The request
Return only the lines from the top of the data down to the one that holds "xa.major_label_text_color = INK", both included, without any pictures.

Source data
((

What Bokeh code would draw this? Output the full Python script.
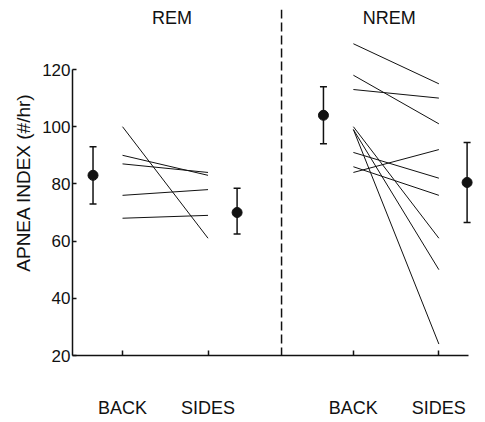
from bokeh.plotting import figure
from bokeh.models import Range1d, FixedTicker, Span, Whisker, ColumnDataSource, TeeHead
from bokeh.core.properties import value
from bokeh.embed import file_html
from bokeh.resources import INLINE

# ---- data ----
stage_labels = ["REM", "NREM"]
position_labels = ["BACK", "SIDES", "BACK", "SIDES"]
y_ticks = [20, 40, 60, 80, 100, 120]

rem_back = [100, 90, 87, 76, 68]
rem_sides = [61, 83, 84, 78, 69]
nrem_back = [129, 118, 113, 91, 86, 84, 100, 99, 99]
nrem_sides = [115, 101, 110, 82, 76, 92, 61, 50, 24]

mean_vals = [83, 70, 104, 80.5]
mean_err_lo = [73, 62.5, 94, 66.5]
mean_err_hi = [93, 78.5, 114, 94.5]

# ---- layout constants ----
TICK_POS = [1.0, 2.0, 3.7, 4.7]
MEAN_OFFSET = [-0.345, 0.34, -0.35, 0.33]
SEP_X = 2.86
HEADER_X = [1.58, 4.12]
HEADER_Y = 138.1
FONT = "Liberation Sans"
INK = "#111111"

p = figure(width=476, height=420, output_backend="svg", toolbar_location=None,
           x_range=Range1d(0.415, 5.140), y_range=Range1d(20, 140.98),
           min_border_left=72, min_border_right=0, min_border_top=9, min_border_bottom=65)
p.outline_line_color = None
p.grid.visible = False
p.background_fill_color = "white"

# axes
xa = p.xaxis[0]
xa.ticker = FixedTicker(ticks=TICK_POS)
xa.major_label_overrides = {t: l for t, l in zip(TICK_POS, position_labels)}
xa.bounds = (0.415, 5.047)
xa.major_tick_in = 5
xa.major_tick_out = 0
xa.minor_tick_line_color = None
xa.axis_line_width = 1.5
xa.axis_line_color = INK
xa.major_tick_line_color = INK
xa.major_tick_line_width = 1.5
xa.major_label_standoff = 42
xa.major_label_text_font = FONT
xa.major_label_text_font_size = "18px"
xa.major_label_text_color = INK

ya = p.yaxis[0]
ya.ticker = FixedTicker(ticks=y_ticks)
ya.bounds = (20, 120)
ya.major_tick_in = 4
ya.major_tick_out = 0
ya.minor_tick_line_color = None
ya.axis_line_width = 1.5
ya.axis_line_color = INK
ya.major_tick_line_color = INK
ya.major_tick_line_width = 1.5
ya.major_label_standoff = 2
ya.major_label_text_font = FONT
ya.major_label_text_font_size = "17px"
ya.major_label_text_color = INK
ya.axis_label = "APNEA INDEX (#/hr)"
ya.axis_label_text_font = FONT
ya.axis_label_text_font_size = "19px"
ya.axis_label_text_font_style = "normal"
ya.axis_label_text_color = INK
ya.axis_label_standoff = 5

# separator
p.add_layout(Span(location=SEP_X, dimension="height", line_color=INK,
                  line_width=1.5, line_dash="9 4"))

# individual subject lines
p.segment(x0=[TICK_POS[0]] * len(rem_back), y0=rem_back,
          x1=[TICK_POS[1]] * len(rem_sides), y1=rem_sides,
          line_color=INK, line_width=1)
p.segment(x0=[TICK_POS[2]] * len(nrem_back), y0=nrem_back,
          x1=[TICK_POS[3]] * len(nrem_sides), y1=nrem_sides,
          line_color=INK, line_width=1)

# means with error bars
mx = [t + o for t, o in zip(TICK_POS, MEAN_OFFSET)]
src = ColumnDataSource(dict(x=mx, y=mean_vals, lo=mean_err_lo, hi=mean_err_hi))
w = Whisker(source=src, base="x", lower="lo", upper="hi", dimension="height",
            line_color=INK, line_width=1.5,
            upper_head=TeeHead(size=7, line_color=INK, line_width=1.5),
            lower_head=TeeHead(size=7, line_color=INK, line_width=1.5))
p.add_layout(w)
p.scatter("x", "y", source=src, size=10, color=INK)

# stage headers
p.text(x=HEADER_X, y=[HEADER_Y] * len(HEADER_X), text=stage_labels,
       text_font=value(FONT), text_font_size="18px", text_color=INK,
       text_align="center", text_baseline="middle")

open("out.html", "w").write(file_html(p, INLINE))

))

Task result
What Bokeh code would draw this? Output the full Python script.
from bokeh.plotting import figure
from bokeh.models import Range1d, FixedTicker, Span, Whisker, ColumnDataSource, TeeHead
from bokeh.core.properties import value
from bokeh.embed import file_html
from bokeh.resources import INLINE

# ---- data ----
stage_labels = ["REM", "NREM"]
position_labels = ["BACK", "SIDES", "BACK", "SIDES"]
y_ticks = [20, 40, 60, 80, 100, 120]

rem_back = [100, 90, 87, 76, 68]
rem_sides = [61, 83, 84, 78, 69]
nrem_back = [129, 118, 113, 91, 86, 84, 100, 99, 99]
nrem_sides = [115, 101, 110, 82, 76, 92, 61, 50, 24]

mean_vals = [83, 70, 104, 80.5]
mean_err_lo = [73, 62.5, 94, 66.5]
mean_err_hi = [93, 78.5, 114, 94.5]

# ---- layout constants ----
TICK_POS = [1.0, 2.0, 3.7, 4.7]
MEAN_OFFSET = [-0.345, 0.34, -0.35, 0.33]
SEP_X = 2.86
HEADER_X = [1.58, 4.12]
HEADER_Y = 138.1
FONT = "Liberation Sans"
INK = "#111111"

p = figure(width=476, height=420, output_backend="svg", toolbar_location=None,
           x_range=Range1d(0.415, 5.140), y_range=Range1d(20, 140.98),
           min_border_left=72, min_border_right=0, min_border_top=9, min_border_bottom=65)
p.outline_line_color = None
p.grid.visible = False
p.background_fill_color = "white"

# axes
xa = p.xaxis[0]
xa.ticker = FixedTicker(ticks=TICK_POS)
xa.major_label_overrides = {t: l for t, l in zip(TICK_POS, position_labels)}
xa.bounds = (0.415, 5.047)
xa.major_tick_in = 5
xa.major_tick_out = 0
xa.minor_tick_line_color = None
xa.axis_line_width = 1.5
xa.axis_line_color = INK
xa.major_tick_line_color = INK
xa.major_tick_line_width = 1.5
xa.major_label_standoff = 42
xa.major_label_text_font = FONT
xa.major_label_text_font_size = "18px"
xa.major_label_text_color = INK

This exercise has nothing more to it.